CLLGMar 4, 2024

Breaking the Language Barrier: Can Direct Inference Outperform Pre-Translation in Multilingual LLM Applications?

arXiv:2403.04792v140 citationsh-index: 46NAACL
Originality Incremental advance
AI Analysis

This addresses the inefficiency and information loss in multilingual AI applications, offering a more effective approach for developers and users.

This study tackled the problem of pre-translation in multilingual LLM applications by evaluating PaLM2 models across 108 languages and 6 benchmarks, finding that direct inference outperforms pre-translation in 94 languages.

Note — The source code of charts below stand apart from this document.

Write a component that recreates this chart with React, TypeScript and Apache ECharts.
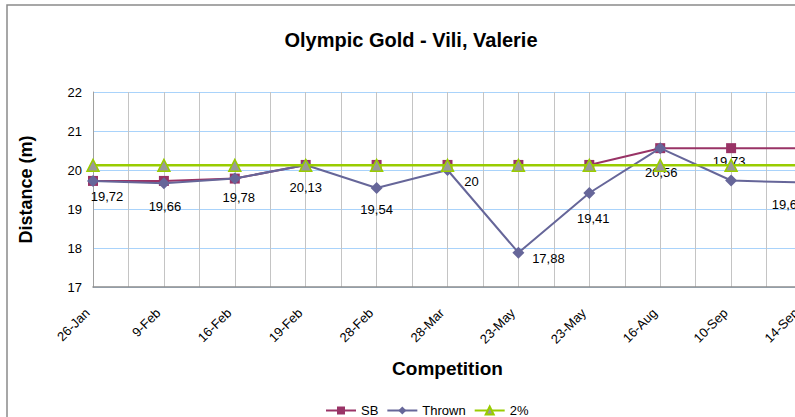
import React, { useEffect, useRef } from "react";
import * as echarts from "echarts";

const categories = ["26-Jan", "9-Feb", "16-Feb", "19-Feb", "28-Feb", "28-Mar", "23-May", "23-May ", "16-Aug", "10-Sep", "14-Sep"];
const sbValues = [19.72, 19.72, 19.78, 20.13, 20.13, 20.13, 20.13, 20.13, 20.56, 20.56, 20.56];
const thrownValues = [19.72, 19.66, 19.78, 20.13, 19.54, 20, 17.88, 19.41, 20.56, 19.73, 19.68];
const twoPctValues = [20.12, 20.12, 20.12, 20.12, 20.12, 20.12, 20.12, 20.12, 20.12, 20.12, 20.12];
const yTicks = { min: 17, max: 22, interval: 1 };

// label placement offsets for Thrown data labels (styling)
const thrownLabelOffsets: [number, number][] = [
  [14, 16], [1, 23], [4, 19], [0, 23], [0, 22], [24, 11], [30, 6], [4, 25], [1, 24], [-2, -19], [-14, 22],
];

const FONT = "Liberation Sans, Arial, Helvetica, sans-serif";

export default function App() {
  const ref = useRef<HTMLDivElement>(null);
  useEffect(() => {
    if (!ref.current) return;
    const chart = echarts.init(ref.current, null, { renderer: "svg" });
    const halfCats: string[] = [];
    for (let i = 0; i < categories.length * 2 - 1; i++) halfCats.push("h" + i);

    chart.setOption({
      animation: false,
      backgroundColor: "#ffffff",
      textStyle: { fontFamily: FONT },
      title: {
        text: "Olympic Gold - Vili, Valerie",
        left: 406,
        textAlign: "center",
        top: 25,
        textStyle: { fontFamily: FONT, fontSize: 20, fontWeight: "bold", color: "#000" },
      },
      graphic: [
        {
          type: "rect",
          shape: { x: 7, y: 5, width: 900, height: 500 },
          style: { fill: "none", stroke: "#8a8a8a", lineWidth: 1.5 },
          silent: true,
          z: -10,
        },
      ],
      legend: {
        left: 320,
        top: 399,
        itemWidth: 30,
        itemHeight: 10,
        itemGap: 8,
        textStyle: { fontFamily: FONT, fontSize: 13, color: "#000" },
        data: ["SB", "Thrown", "2%"],
      },
      grid: { left: 93, top: 92, width: 709, height: 195, containLabel: false },
      xAxis: [
        {
          type: "category",
          data: categories,
          boundaryGap: false,
          name: "Competition",
          nameLocation: "middle",
          nameGap: 72,
          nameTextStyle: { fontFamily: FONT, fontSize: 19, fontWeight: "bold", color: "#000" },
          axisLine: { lineStyle: { color: "#8c8c8c", width: 1.5 } },
          axisTick: { show: false },
          axisLabel: {
            rotate: 45,
            margin: 18,
            fontSize: 13,
            padding: [0, 8, 0, 0],
            color: "#000",
            fontFamily: FONT,
            interval: 0,
            formatter: (v: string) => v.trim(),
          },
          splitLine: { show: false },
        },
        {
          type: "category",
          data: halfCats,
          boundaryGap: false,
          position: "bottom",
          axisLine: { show: false },
          axisTick: { show: false },
          axisLabel: { show: false },
          splitLine: { show: true, interval: 0, lineStyle: { color: "#c4c4c4", width: 1 } },
        },
      ],
      yAxis: {
        type: "value",
        min: yTicks.min,
        max: yTicks.max,
        interval: yTicks.interval,
        name: "Distance (m)",
        nameLocation: "middle",
        nameRotate: 90,
        nameGap: 58,
        nameTextStyle: { fontFamily: FONT, fontSize: 18, fontWeight: "bold", color: "#000" },
        axisLine: { show: true, lineStyle: { color: "#a0a0a0", width: 1 } },
        axisTick: { show: false },
        axisLabel: { margin: 11, fontSize: 13, color: "#000", fontFamily: FONT },
        splitLine: { show: true, lineStyle: { color: "#a9d3fb", width: 1 } },
      },
      series: [
        {
          name: "SB",
          type: "line",
          data: sbValues,
          symbol: "rect",
          symbolSize: 10,
          lineStyle: { color: "#993366", width: 2 },
          itemStyle: { color: "#993366" },
          z: 2,
        },
        {
          name: "Thrown",
          type: "line",
          data: thrownValues.map((v, i) => ({
            value: v,
            label: {
              offset: thrownLabelOffsets[i],
            },
          })),
          symbol: "diamond",
          symbolSize: 12,
          lineStyle: { color: "#666699", width: 2 },
          itemStyle: { color: "#666699" },
          label: {
            show: true,
            position: ["50%", "50%"],
            align: "center",
            verticalAlign: "middle",
            fontSize: 13,
            color: "#000",
            fontFamily: FONT,
            formatter: (p: any) => String(p.value).replace(".", ","),
          },
          z: 3,
        },
        {
          name: "2%",
          type: "line",
          data: twoPctValues,
          symbol: "triangle",
          symbolSize: 12,
          lineStyle: { color: "#99CC00", width: 2.5 },
          itemStyle: { color: "#999999", borderColor: "#99CC00", borderWidth: 1.5 },
          z: 4,
        },
      ],
    });
    return () => chart.dispose();
  }, []);
  return (
    <div style={{ position: "absolute", left: 0, top: 0, width: 795, height: 417, overflow: "hidden" }}>
      <div ref={ref} style={{ width: 830, height: 417 }} />
    </div>
  );
}
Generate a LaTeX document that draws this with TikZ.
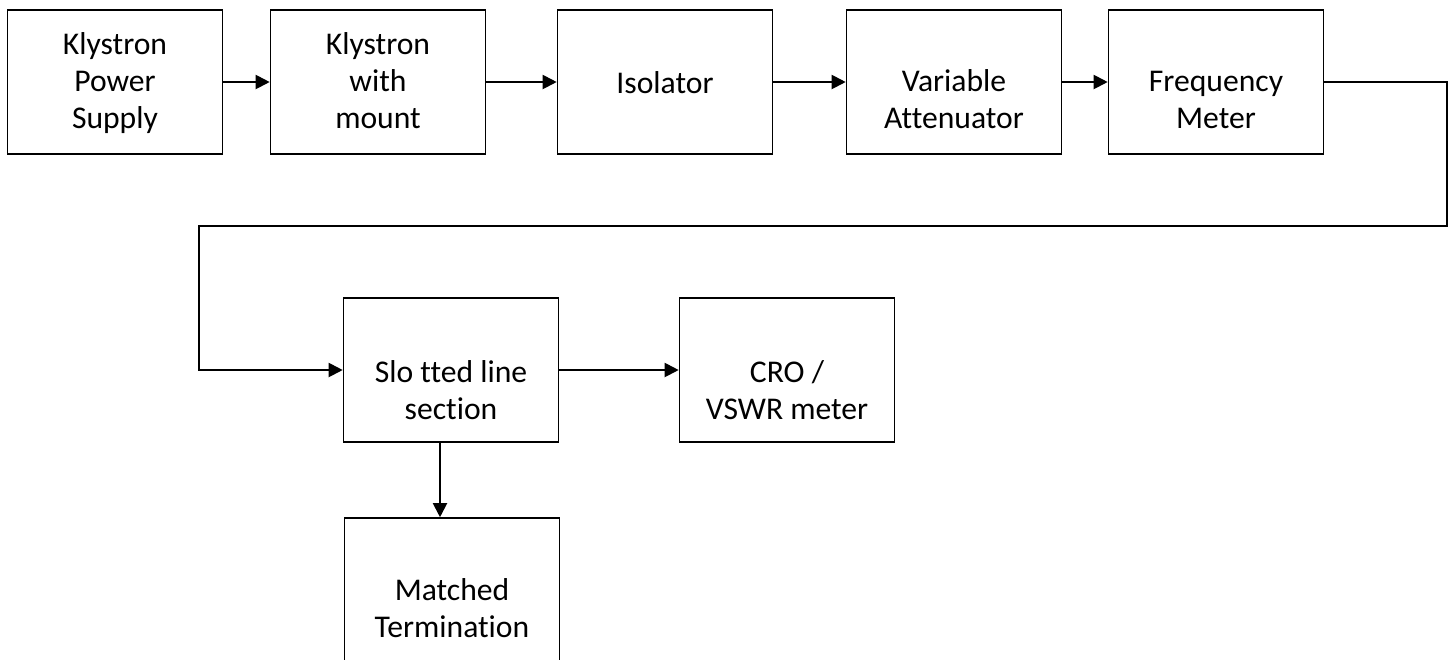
\documentclass[tikz,border=0pt]{standalone}
\usepackage{fontspec}
\setmainfont[Ligatures=NoCommon]{Carlito}
\usetikzlibrary{arrows.meta,calc}
\newcommand{\boxwidth}{4.3cm}
\newcommand{\boxheight}{2.88cm}
\tikzset{
  blk/.style={draw, line width=0.9pt, minimum width=\boxwidth, minimum height=\boxheight, inner sep=0pt},
  txt/.style={align=center, font=\fontsize{18}{21}\selectfont, anchor=base, inner sep=0pt},
  arr/.style={line width=1.1pt, -{Triangle[length=8pt,width=8pt]}}
}
\begin{document}
\begin{tikzpicture}
\useasboundingbox (0,0) rectangle (29.06,-13.18);
\clip (0,0) rectangle (29.06,-13.18);
% top row
\node (1) at (2.30, -1.64) [blk] {};
\node (2) at (7.56, -1.64) [blk] {};
\node (3) at (13.30, -1.64) [blk] {};
\node (4) at (19.08, -1.64) [blk] {};
\node (5) at (24.32, -1.64) [blk] {};
% bottom part
\node (6) at (9.02, -7.40) [blk] {};
\node (7) at (15.74, -7.40) [blk] {};
\node (8) at (9.04, -11.80) [blk] {};
% texts (base = last line)
\node (1t) at ($(1.north)+(0,-2.38)$) [txt] {Klystron\\Power\\Supply};
\node (2t) at ($(2.north)+(0,-2.38)$) [txt] {Klystron\\with\\mount};
\node (3t) at ($(3.north)+(0,-1.68)$) [txt] {Isolator};
\node (4t) at ($(4.north)+(0,-2.38)$) [txt] {Variable\\Attenuator};
\node (5t) at ($(5.north)+(0,-2.38)$) [txt] {Frequency\\Meter};
\node (6t) at ($(6.north)+(0,-2.44)$) [txt] {Slo tted line\\section};
\node (7t) at ($(7.north)+(0,-2.44)$) [txt] {CRO /\\VSWR meter};
\node (8t) at ($(8.north)+(0,-2.40)$) [txt] {Matched\\Termination};
% connectors
\draw[arr] (1) -- (2);
\draw[arr] (2) -- (3);
\draw[arr] (3) -- (4);
\draw[arr] (4) -- (5);
\coordinate (c1) at (28.94, -1.64);
\coordinate (c2) at (28.94, -4.52);
\coordinate (c3) at (3.98, -4.52);
\coordinate (c4) at (3.98, -7.40);
\draw[arr] (5.east) -- (c1) -- (c2) -- (c3) -- (c4) -- (6.west);
\draw[arr] (6) -- (7);
\draw[arr] ([xshift=-0.22cm]6.south) -- ([xshift=-0.22cm]6.south |- 8.north);
\end{tikzpicture}
\end{document}
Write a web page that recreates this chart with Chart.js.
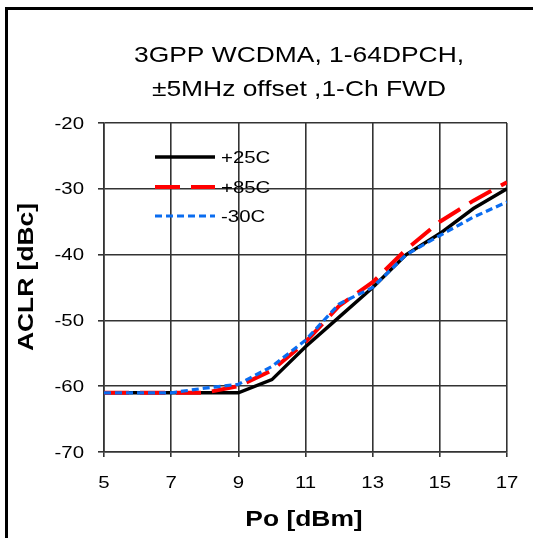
<!DOCTYPE html>
<html>
<head>
<meta charset="utf-8">
<script src="https://cdn.jsdelivr.net/npm/chart.js@4"></script>
<style>
  html, body { margin: 0; padding: 0; background: #fff; }
  #wrap { position: relative; width: 533px; height: 538px; }
  #frame {
    position: absolute; left: 5px; top: 7px; right: 0; bottom: 0;
    border-top: 3px solid #000; border-left: 3px solid #000;
  }
  #chart { position: absolute; left: 0; top: 0; }
</style>
</head>
<body>
<div id="wrap">
  <div id="frame"></div>
  <canvas id="chart" width="533" height="538"></canvas>
</div>
<script>
// Chart data
const titleLines = ['3GPP WCDMA, 1-64DPCH,', '\u00b15MHz offset ,1-Ch FWD'];
const xLabel = 'Po [dBm]';
const yLabel = 'ACLR [dBc]';

const powerOut = [5, 6, 7, 8, 9, 10, 11, 12, 13, 14, 15, 16, 17];
const aclr25C = [-61, -61, -61, -61, -61, -59, -54, -49.5, -45, -40, -36.8, -33, -30];
const aclr85C = [-61, -61, -61, -61, -60, -57.6, -53.3, -47.8, -44.2, -39.2, -35, -31.8, -29];
const aclrMinus30C = [-61, -61, -61, -60.3, -59.7, -57, -53, -47.5, -45, -40, -37.1, -34.3, -32];

const FONT = "'Liberation Sans', Arial, sans-serif";
// the source image is a bit wider than tall, text looks stretched
const STRETCH = 1.2;

const toPoints = (ys) => powerOut.map((x, i) => ({ x: x, y: ys[i] }));

function stretchText(ctx, text, x, y, align, rotate) {
  ctx.save();
  ctx.translate(x, y);
  if (rotate) ctx.rotate(-Math.PI / 2);
  ctx.scale(STRETCH, 1);
  ctx.textAlign = align;
  ctx.textBaseline = 'middle';
  ctx.fillText(text, 0, 0);
  ctx.restore();
}

// title, tick labels, axis titles and in-plot legend
const textPlugin = {
  id: 'texts',
  afterDatasetsDraw(chart) {
    const ctx = chart.ctx;
    const xs = chart.scales.x;
    const ys = chart.scales.y;
    ctx.save();
    ctx.fillStyle = '#000';

    // title
    ctx.font = '22px ' + FONT;
    stretchText(ctx, titleLines[0], 299, 56, 'center');
    stretchText(ctx, titleLines[1], 299, 90, 'center');

    // tick labels
    ctx.font = '17px ' + FONT;
    xs.ticks.forEach(t => {
      stretchText(ctx, String(t.value), xs.getPixelForValue(t.value), 483, 'center');
    });
    ys.ticks.forEach(t => {
      stretchText(ctx, String(t.value), 84, ys.getPixelForValue(t.value) + 1, 'right');
    });

    // axis titles
    ctx.font = 'bold 22px ' + FONT;
    stretchText(ctx, xLabel, 304, 520, 'center');
    stretchText(ctx, yLabel, 27, 277, 'center', true);

    // legend inside plot area
    const rows = [157, 187, 216];
    chart.data.datasets.forEach((ds, i) => {
      const y = rows[i];
      ctx.beginPath();
      ctx.strokeStyle = ds.borderColor;
      ctx.lineWidth = ds.borderWidth;
      ctx.setLineDash(ds.borderDash || []);
      ctx.moveTo(155, y);
      ctx.lineTo(215, y);
      ctx.stroke();
      ctx.setLineDash([]);
      ctx.font = '17px ' + FONT;
      stretchText(ctx, ds.label, 221, y + 1, 'left');
    });
    ctx.restore();
  }
};

new Chart(document.getElementById('chart'), {
  type: 'line',
  data: {
    datasets: [
      {
        label: '+25C',
        data: toPoints(aclr25C),
        borderColor: '#000000',
        borderWidth: 3.4,
        order: 3
      },
      {
        label: '+85C',
        data: toPoints(aclr85C),
        borderColor: '#ff0000',
        borderWidth: 4,
        borderDash: [25, 11],
        order: 2
      },
      {
        label: '-30C',
        data: toPoints(aclrMinus30C),
        borderColor: '#0a6cf0',
        borderWidth: 3.2,
        borderDash: [7, 4],
        order: 1
      }
    ]
  },
  options: {
    responsive: false,
    animation: false,
    devicePixelRatio: 1,
    layout: { padding: { left: 0, right: 26, top: 123, bottom: 0 } },
    elements: {
      point: { radius: 0 },
      line: { tension: 0, fill: false }
    },
    plugins: {
      legend: { display: false },
      title: { display: false },
      tooltip: { enabled: false }
    },
    scales: {
      x: {
        type: 'linear',
        min: 5,
        max: 17,
        afterFit: (scale) => { scale.height = 86; },
        ticks: { stepSize: 2, display: false },
        grid: { color: '#333', lineWidth: 1.6, tickLength: 5 },
        border: { color: '#333', width: 1.6 }
      },
      y: {
        min: -70,
        max: -20,
        afterFit: (scale) => { scale.width = 104; },
        ticks: { stepSize: 10, display: false },
        grid: { color: '#333', lineWidth: 1.6, tickLength: 6 },
        border: { color: '#333', width: 1.6 }
      }
    }
  },
  plugins: [textPlugin]
});
</script>
</body>
</html>
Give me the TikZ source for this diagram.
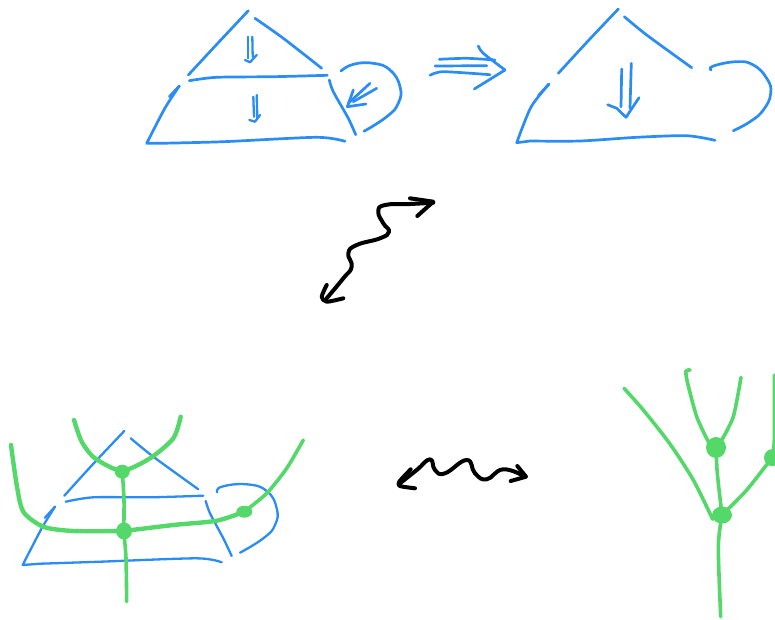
\documentclass[tikz,border=0pt]{standalone}
\usetikzlibrary{shapes.geometric}
\definecolor{skblue}{HTML}{2A8CF5}
\definecolor{skgreen}{HTML}{55D86A}
\tikzset{
 bl/.style={draw=skblue,line width=2.7pt,line cap=round,line join=round},
 blthin/.style={draw=skblue,line width=2.3pt,line cap=round,line join=round},
 gr/.style={draw=skgreen,line width=4.4pt,line cap=round,line join=round},
 grthin/.style={draw=skgreen,line width=3.6pt,line cap=round,line join=round},
 bk/.style={draw=black,line width=4pt,line cap=round,line join=round},
 dot/.style={ellipse,fill=skgreen,inner sep=0pt},
}
\newcommand{\sk}[2]{\draw[#1] plot[smooth,tension=0.45] coordinates {#2};}
\newcommand{\skr}[2]{\draw[#1] plot[smooth,tension=0.8] coordinates {#2};}
\begin{document}
\begin{tikzpicture}[x=1pt,y=-1pt]
\useasboundingbox (0,0) rectangle (775,619);
% --- top left
\sk{bl}{(248.3,10.7) (218,43) (188.3,75)}
\sk{bl}{(255,18.3) (283.3,38.3) (321.7,68.3)}
\sk{bl}{(189.3,80.7) (216.7,77.3) (273,76.7) (327.3,75.3)}
\sk{bl}{(169.3,96.7) (179.3,86)}
\draw[bl] plot[smooth,tension=0.45] coordinates {(179.3,86) (165,108) (146.7,143.3)} -- (160,143.3) plot[smooth,tension=0.45] coordinates {(160,143.3) (223.3,141.7) (316.7,137.3) (345,141.3)};
\sk{bl}{(329.3,80) (333.3,91.7) (348.3,118.3) (355.7,134.7)}
\skr{bl}{(341,71) (353.3,64.3) (373.3,63.3) (390,70) (400,86.7) (398.3,103.3) (386.7,116.7) (364,131.3)}
\sk{bl}{(370,83.3) (348.3,103.3)}
\sk{bl}{(376.7,88.3) (353.3,101.7)}
\draw[bl] (353.3,90) -- (347.3,106.7) -- (366,104);
\sk{blthin}{(248.3,36.7) (248.3,58.3)}
\sk{blthin}{(252.3,36.7) (252.7,56.7)}
\draw[blthin] (245,60) -- (250,62.3) -- (256.7,55);
\sk{blthin}{(256.7,95) (257.3,118.3)}
\sk{blthin}{(253.3,96.7) (254,116.7)}
\draw[blthin] (249.3,120) -- (255,121.7) -- (260,115);
% --- implication arrow
\sk{bl}{(439.3,59.3) (466.7,58.3) (495,60)}
\sk{bl}{(435,66) (486.7,65.7)}
\sk{bl}{(430,75.3) (443.3,71.7) (490,74.7)}
\sk{bl}{(478.3,46) (483.3,53.3) (505,70)}
\draw[bl] (505,70) -- (474.3,89);
% --- top right
\sk{bl}{(618.3,9) (588,41) (558.3,73.3)}
\sk{bl}{(624.3,16.7) (646.7,35) (691.7,67.7)}
\sk{bl}{(538.3,95.7) (549,84)}
\draw[bl] plot[smooth,tension=0.45] coordinates {(549,84) (531,107) (516.7,142.7)} -- (530,141) plot[smooth,tension=0.45] coordinates {(530,141) (580,141) (636.7,137.3) (686.7,135.7) (715,140.3)};
\skr{bl}{(711,70) (713.3,66) (736.7,61.7) (753.3,65) (766.7,78.3) (770.7,93.3) (763.3,110) (750,121.7) (733.3,130.7)}
\sk{bl}{(621.7,69) (621,106.7)}
\sk{bl}{(631.3,63.3) (630,108.3)}
\draw[bl] (607.7,104.7) -- (616.7,108.3) -- (626,117.3) -- (639,97.7);
% --- squiggle 1
\skr{bk}{(433.3,202.7) (410,204) (385,205) (378.3,211.7) (383.3,223.3) (389,231.7) (380,238.3) (356.7,245) (348.3,253.3) (351.7,266.7) (343.3,278.3) (326.7,298.3)}
\draw[bk] (410,198.3) -- (433.3,201.7) -- (417.3,216);
\sk{bk}{(326.7,285) (321.7,296.7) (326.7,301.7) (343.3,298.3)}
% --- squiggle 2
\skr{bk}{(400,483.3) (416.7,470) (430,459.3) (435,470) (445,473.3) (466.7,460) (475,473.3) (486.7,479.3) (503.3,469.3) (525,476.7)}
\sk{bk}{(410.7,469.3) (399.3,481.7) (400,486) (415,488.3)}
\draw[bk] (517.3,466) -- (526,476.7) -- (510.7,481);
% --- bottom left, blue
\sk{blthin}{(124.3,431) (94,463) (64.3,495.7)}
\sk{blthin}{(130.7,438.3) (153.3,456.7) (198.3,489.3)}
\sk{blthin}{(65.7,501.7) (93.3,497.3) (150,497.3) (203.3,495.7)}
\sk{blthin}{(45,517.7) (55,506.7)}
\draw[blthin] plot[smooth,tension=0.45] coordinates {(55,506.7) (41.7,528.3) (22.7,565)} -- (40,563.7) plot[smooth,tension=0.45] coordinates {(40,563.7) (100,561.7) (196.7,558.3) (221.7,562.3)};
\sk{blthin}{(205.7,501) (210,513.3) (223.3,538.3) (231.7,556)}
\skr{blthin}{(217.3,492.3) (221.7,486.7) (246.7,484.3) (266.7,491) (276.7,508.3) (275,525) (263.3,538.3) (240,552.7)}
% --- bottom left, green
\node[dot,minimum width=15pt,minimum height=14pt] (a1) at (122.3,471.7) {};
\node[dot,minimum width=16pt,minimum height=17pt] (a2) at (124,531) {};
\node[dot,minimum width=16pt,minimum height=12pt] (a3) at (244.3,511.7) {};
\sk{gr}{(74,420) (81.7,441.7) (95,458.3) (121.7,470.7) (150,458.3) (173.3,438.3) (180.7,416.7)}
\sk{grthin}{(a1.center) (124,500) (a2.center) (126,558.3) (126.7,601.7)}
\sk{gr}{(11,445) (16.7,485) (23.3,511.7) (43.3,526.7) (73.3,531) (a2.center)}
\sk{gr}{(a2.center) (173.3,525) (216.7,520.7) (a3.center)}
\sk{grthin}{(a3.center) (266.7,493.3) (286.7,468.3) (303.3,440)}
% --- bottom right
\node[dot,minimum width=20pt,minimum height=21pt] (b1) at (716,447.5) {};
\node[dot,minimum width=20pt,minimum height=17pt] (b2) at (722,515) {};
\node[dot,minimum width=16pt,minimum height=17pt] (b3) at (772,457.7) {};
\sk{grthin}{(624,388.3) (643.3,410) (670,444) (693.3,480) (712.7,519.3)}
\sk{grthin}{(690,370) (686,371) (687.3,381.7) (696.7,416.7) (708.3,441.7)}
\sk{grthin}{(721.7,440) (733.3,416.7) (741,377.3)}
\sk{grthin}{(b1.center) (717.3,473.3) (b2.center)}
\sk{grthin}{(b2.center) (718.3,546.7) (720.7,616.7)}
\sk{grthin}{(b2.center) (746.7,490) (b3.center)}
\sk{grthin}{(b3.center) (774.3,440) (774.3,375)}
\end{tikzpicture}
\end{document}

Large language models hold significant promise in multilingual applications. However, inherent biases stemming from predominantly English-centric pre-training have led to the widespread practice of pre-translation, i.e., translating non-English inputs to English before inference, leading to complexity and information loss. This study re-evaluates the need for pre-translation in the context of PaLM2 models (Anil et al., 2023), which have been established as highly performant in multilingual tasks. We offer a comprehensive investigation across 108 languages and 6 diverse benchmarks, including open-end generative tasks, which were excluded from previous similar studies. Our findings challenge the pre-translation paradigm established in prior research, highlighting the advantages of direct inference in PaLM2. Specifically, PaLM2-L consistently outperforms pre-translation in 94 out of 108 languages. These findings pave the way for more efficient and effective multilingual applications, alleviating the limitations associated with pre-translation and unlocking linguistic authenticity.